Anna Marra
Senior Lecturer of French & Italian
Professor Anna Marra (Ph.D., Yale University) is a Senior Lecturer in the Department of French and Italian at Vanderbilt University and the Co-President of the Women’s Studies Caucus (2023-2025) for the American Association for Italian Studies. Her research interests include Dante Studies, Medieval and Contemporary Italian literature, social justice, gender and identity, digital humanities, meditation, storytelling, and foodways.
Professor Marra graduated, cum laude, from the University of Udine with a thesis in Contemporary Italian poetry. She received a Ph.D. in “Humanist Studies” from the University of Roma2. After moving to the US, Marra earned a second Ph.D. in Italian Language and Literature at Yale University, where she worked on Medieval Italian Literature, completing a dissertation titled “Dante and Meditation.” During her doctoral studies, she was a Curatorial Assistant at the Beinecke Rare Book and Manuscript Library, where she combined her passion for archives with that of digital humanities. As a recipient of the MacMillan International Dissertation Research Fellowship, she traveled to European libraries to study illuminated manuscripts of the Divine Comedy and explore the material figurations of ascetic literary traditions.

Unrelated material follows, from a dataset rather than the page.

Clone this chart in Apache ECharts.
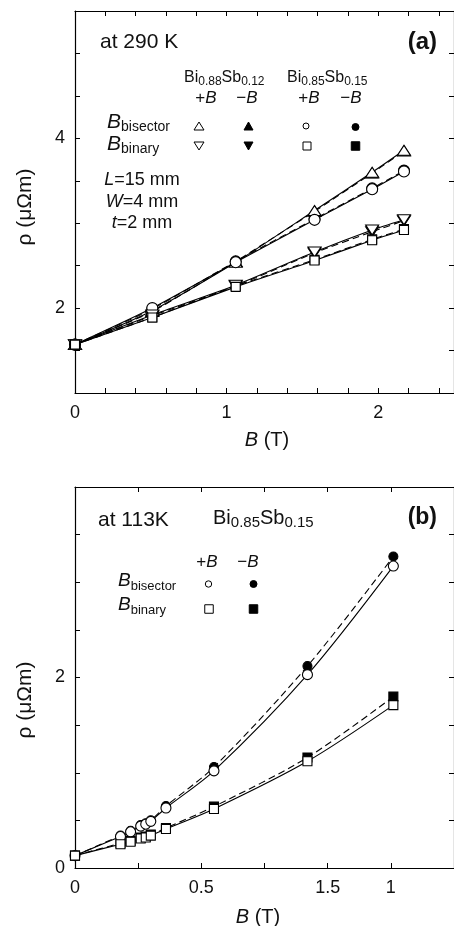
<!DOCTYPE html>
<html><head><meta charset="utf-8">
<script src="https://cdn.jsdelivr.net/npm/echarts@6/dist/echarts.min.js"></script>
<style>html,body{margin:0;padding:0;background:#fff}#c{width:454px;height:926px}</style>
</head><body><div id="c"></div>
<script>
const FONT = '"Liberation Sans", Arial, Helvetica, sans-serif';
const INK = '#111';

// ---------- Panel (a): 290 K ----------
const fieldA = [0, 0.51, 1.06, 1.58, 1.96, 2.17];
const a088BisectorPlus  = [1.57, 1.97, 2.54, 3.15, 3.60, 3.86];
const a088BisectorMinus = [1.57, 1.96, 2.55, 3.14, 3.59, 3.85];
const a085BisectorPlus  = [1.57, 2.00, 2.54, 3.04, 3.40, 3.61];
const a085BisectorMinus = [1.57, 1.99, 2.55, 3.05, 3.41, 3.62];
const a088BinaryPlus    = [1.57, 1.92, 2.27, 2.66, 2.92, 3.04];
const a088BinaryMinus   = [1.57, 1.91, 2.26, 2.65, 2.90, 3.03];
const a085BinaryPlus    = [1.57, 1.89, 2.25, 2.56, 2.80, 2.92];
const a085BinaryMinus   = [1.57, 1.89, 2.26, 2.57, 2.81, 2.93];

// ---------- Panel (b): 113 K ----------
const fieldB = [0, 0.18, 0.22, 0.26, 0.28, 0.30, 0.36, 0.55, 0.92, 1.26];
const b085BisectorPlus  = [0.13, 0.33, 0.38, 0.44, 0.46, 0.49, 0.63, 1.02, 2.03, 3.17];
const b085BisectorMinus = [0.13, 0.34, 0.39, 0.45, 0.47, 0.50, 0.65, 1.06, 2.12, 3.27];
const b085BinaryPlus    = [0.13, 0.25, 0.275, 0.31, 0.32, 0.34, 0.41, 0.62, 1.12, 1.71];
const b085BinaryMinus   = [0.13, 0.26, 0.285, 0.32, 0.33, 0.35, 0.42, 0.645, 1.16, 1.80];

// ---------- tick labels ----------
const aXTickValues = [0, 1, 2];        const aXTickLabels = ['0', '1', '2'];
const aYTickValues = [2, 4];           const aYTickLabels = ['2', '4'];
const bXTickValues = [0, 0.5, 1, 1.25]; const bXTickLabels = ['0', '0.5', '1.5', '1'];
const bYTickValues = [0, 2, 4];        const bYTickLabels = ['0', '2', '4'];

function labeler(vals, labels) {
  return function (v) {
    const i = vals.findIndex(t => Math.abs(t - v) < 1e-6);
    return i >= 0 ? labels[i] : '';
  };
}

function axis(kind, grid, pos, min, max, interval, vals, labels) {
  return {
    type: 'value', gridIndex: grid, position: pos, min, max, interval,
    axisLine: { show: true, onZero: false, lineStyle: { color: '#000', width: 1.2 } },
    axisTick: { show: true, inside: true, length: 5, lineStyle: { color: '#000', width: 1 } },
    splitLine: { show: false },
    axisLabel: vals ? {
      show: true, margin: kind === 'x' ? 11 : 10, color: INK, fontSize: 18, fontFamily: FONT,
      formatter: labeler(vals, labels), showMinLabel: true, showMaxLabel: false
    } : { show: false }
  };
}

function ser(xs, ys, axisIdx, symbol, size, rotate, filled, dashed, smooth) {
  return {
    type: 'line', xAxisIndex: axisIdx, yAxisIndex: axisIdx,
    data: xs.map((x, i) => [x, ys[i]]),
    symbol, symbolSize: size, symbolRotate: rotate, showSymbol: true,
    smooth, animation: false, silent: true,
    z: filled ? 2 : 3,
    lineStyle: { color: '#000', width: 1.1, type: dashed ? [7, 4] : 'solid' },
    itemStyle: { color: filled ? '#000' : '#fff', borderColor: '#000', borderWidth: 1.1 }
  };
}

const TRI = [13, 10], CIR = 11, SQ = 9;
const CIRb = 10, CIRbFilled = 9;

const series = [
  // panel a, -B (filled, dashed) first
  ser(fieldA, a088BisectorMinus, 0, 'triangle', TRI, 0, true, true, 0.2),
  ser(fieldA, a085BisectorMinus, 0, 'circle', CIR, 0, true, true, 0.2),
  ser(fieldA, a088BinaryMinus, 0, 'triangle', TRI, 180, true, true, 0.2),
  ser(fieldA, a085BinaryMinus, 0, 'rect', SQ, 0, true, true, 0.2),
  // panel a, +B (open, solid)
  ser(fieldA, a088BisectorPlus, 0, 'triangle', TRI, 0, false, false, 0.2),
  ser(fieldA, a085BisectorPlus, 0, 'circle', CIR, 0, false, false, 0.2),
  ser(fieldA, a088BinaryPlus, 0, 'triangle', TRI, 180, false, false, 0.2),
  ser(fieldA, a085BinaryPlus, 0, 'rect', SQ, 0, false, false, 0.2),
  // panel b
  ser(fieldB, b085BisectorMinus, 2, 'circle', CIRbFilled, 0, true, true, 0.3),
  ser(fieldB, b085BinaryMinus, 2, 'rect', SQ, 0, true, true, 0.3),
  ser(fieldB, b085BisectorPlus, 2, 'circle', CIRb, 0, false, false, 0.3),
  ser(fieldB, b085BinaryPlus, 2, 'rect', SQ, 0, false, false, 0.3)
];

// rich text styles
const rich = (main, sub, drop) => ({
  m: { fontSize: main, fontFamily: FONT, color: INK, lineHeight: main + 4 },
  mi: { fontSize: main, fontFamily: FONT, color: INK, fontStyle: 'italic', lineHeight: main + 4 },
  s: { fontSize: sub, fontFamily: FONT, color: INK, lineHeight: main + 4 - drop, padding: [drop, 0, 0, 0], verticalAlign: 'bottom' }
});

function txt(x, y, text, opts) {
  return {
    type: 'text', x, y, silent: true,
    style: Object.assign({ text, fill: INK, font: '18px ' + FONT, align: 'left', verticalAlign: 'middle' }, opts || {})
  };
}
function richTxt(x, y, text, main, sub, drop, align) {
  return {
    type: 'text', x, y, silent: true,
    style: { text, rich: rich(main, sub, drop), align: align || 'left', verticalAlign: 'middle', fill: INK, font: main + 'px ' + FONT }
  };
}
function tri(cx, cy, w, h, up, filled) {
  const pts = up ? [[cx - w / 2, cy + h / 2], [cx + w / 2, cy + h / 2], [cx, cy - h / 2]]
                 : [[cx - w / 2, cy - h / 2], [cx + w / 2, cy - h / 2], [cx, cy + h / 2]];
  return { type: 'polygon', silent: true, shape: { points: pts },
    style: { fill: filled ? '#000' : '#fff', stroke: '#000', lineWidth: 1 } };
}
function circ(cx, cy, r, filled) {
  return { type: 'circle', silent: true, shape: { cx, cy, r },
    style: { fill: filled ? '#000' : '#fff', stroke: '#000', lineWidth: 1 } };
}
function sq(cx, cy, s, filled) {
  return { type: 'rect', silent: true, shape: { x: cx - s / 2, y: cy - s / 2, width: s, height: s },
    style: { fill: filled ? '#000' : '#fff', stroke: '#000', lineWidth: 1 } };
}

const yTitle = 'ρ (μΩm)';
const graphics = [
  // panel a texts
  txt(100, 42, 'at 290 K', { font: '21px ' + FONT }),
  txt(437, 42, '(a)', { font: 'bold 24px ' + FONT, align: 'right' }),
  richTxt(184, 78, '{m|Bi}{s|0.88}{m|Sb}{s|0.12}', 16, 12, 8),
  richTxt(287, 78, '{m|Bi}{s|0.85}{m|Sb}{s|0.15}', 16, 12, 8),
  richTxt(206, 98, '{m|+}{mi|B}', 17, 12, 8, 'center'),
  richTxt(247, 98, '{m|−}{mi|B}', 17, 12, 8, 'center'),
  richTxt(309, 98, '{m|+}{mi|B}', 17, 12, 8, 'center'),
  richTxt(351, 98, '{m|−}{mi|B}', 17, 12, 8, 'center'),
  richTxt(107, 122, '{mi|B}{s|bisector}', 21, 14, 4),
  richTxt(107, 144, '{mi|B}{s|binary}', 21, 14, 4),
  richTxt(142, 180, '{mi|L}{m|=15 mm}', 18, 12, 0, 'center'),
  richTxt(142, 202, '{mi|W}{m|=4 mm}', 18, 12, 0, 'center'),
  richTxt(142, 223, '{mi|t}{m|=2 mm}', 18, 12, 0, 'center'),
  tri(199, 126, 10, 8, true, false),
  tri(248.5, 126, 9, 8, true, true),
  circ(306, 126, 3, false),
  circ(355.5, 127, 3.5, true),
  tri(199, 146, 10, 8, false, false),
  tri(248.5, 146, 9, 8, false, true),
  sq(307, 146, 8, false),
  sq(355.5, 146, 8.5, true),
  Object.assign(txt(25, 207, yTitle, { font: '21px ' + FONT, align: 'center' }), { rotation: Math.PI / 2 }),
  richTxt(267, 440, '{mi|B}{m| (T)}', 20, 14, 0, 'center'),
  // panel b texts
  txt(98, 520, 'at 113K', { font: '21px ' + FONT }),
  txt(437, 518, '(b)', { font: 'bold 23px ' + FONT, align: 'right' }),
  richTxt(213, 518, '{m|Bi}{s|0.85}{m|Sb}{s|0.15}', 20, 15, 9),
  richTxt(207, 562, '{m|+}{mi|B}', 17, 12, 8, 'center'),
  richTxt(248, 562, '{m|−}{mi|B}', 17, 12, 8, 'center'),
  richTxt(118, 581, '{mi|B}{s|bisector}', 19, 13, 4),
  richTxt(118, 605, '{mi|B}{s|binary}', 19, 13, 4),
  circ(208.5, 584, 3.2, false),
  circ(253.5, 584, 3.5, true),
  sq(209, 609, 8.5, false),
  sq(253.5, 609, 8.5, true),
  Object.assign(txt(25, 700, yTitle, { font: '21px ' + FONT, align: 'center' }), { rotation: Math.PI / 2 }),
  richTxt(258, 917, '{mi|B}{m| (T)}', 20, 14, 0, 'center')
];

const chart = echarts.init(document.getElementById('c'), null, { renderer: 'canvas' });
chart.setOption({
  backgroundColor: '#fff',
  animation: false,
  grid: [
    { left: 75, top: 11, width: 382, height: 382 },
    { left: 75, top: 487, width: 382, height: 381 }
  ],
  xAxis: [
    axis('x', 0, 'bottom', 0, 2.5, 0.2, aXTickValues, aXTickLabels),
    axis('x', 0, 'top', 0, 2.5, 0.2, null, null),
    axis('x', 1, 'bottom', 0, 1.5, 0.25, bXTickValues, bXTickLabels),
    axis('x', 1, 'top', 0, 1.5, 0.25, null, null)
  ],
  yAxis: [
    axis('y', 0, 'left', 1, 5.5, 0.5, aYTickValues, aYTickLabels),
    axis('y', 0, 'right', 1, 5.5, 0.5, null, null),
    axis('y', 1, 'left', 0, 4, 0.5, bYTickValues, bYTickLabels),
    axis('y', 1, 'right', 0, 4, 0.5, null, null)
  ],
  series,
  graphic: graphics
});
</script></body></html>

Marra has taught for over twenty years in private and public institutions in Italy and the US. Prior to joining Vanderbilt University’s faculty in 2022, she taught at the University of New Hampshire, the University of Connecticut, and Yale University. Her work and research have been supported by the UNH Programs & Projects Grant, the NH State Council on the Arts Folklife and Traditional Arts Grant, the Mellon Institute, the Saint Thomas More Ambassador Grant, and the Yale Language Institute Fellowship. Currently, Professor Marra serves also as Faculty VUceptor for Vanderbilt Visions and Faculty Advisor for the Italian Club.
Professor Marra’s archival research culminated in a book published in 2012, “Giorgio Caproni-Domenico De Robertis, Lettere 1952-1963.’ (Bulzoni, 2012). Her articles on Medieval, Modern, and Contemporary Literature (from Dante Alighieri to Mario Luzi) are published in Studium, Quaderni del Novecento, Istmi, Nuova Corrente, Moderna, and Quale Storia. Her new book chapter on Giulia Bigolina’s novel Urania explores protofeminist ideas on women’s role in Renaissance society.
Marra is also a documentary filmmaker and a certified meditation and mindfulness teacher.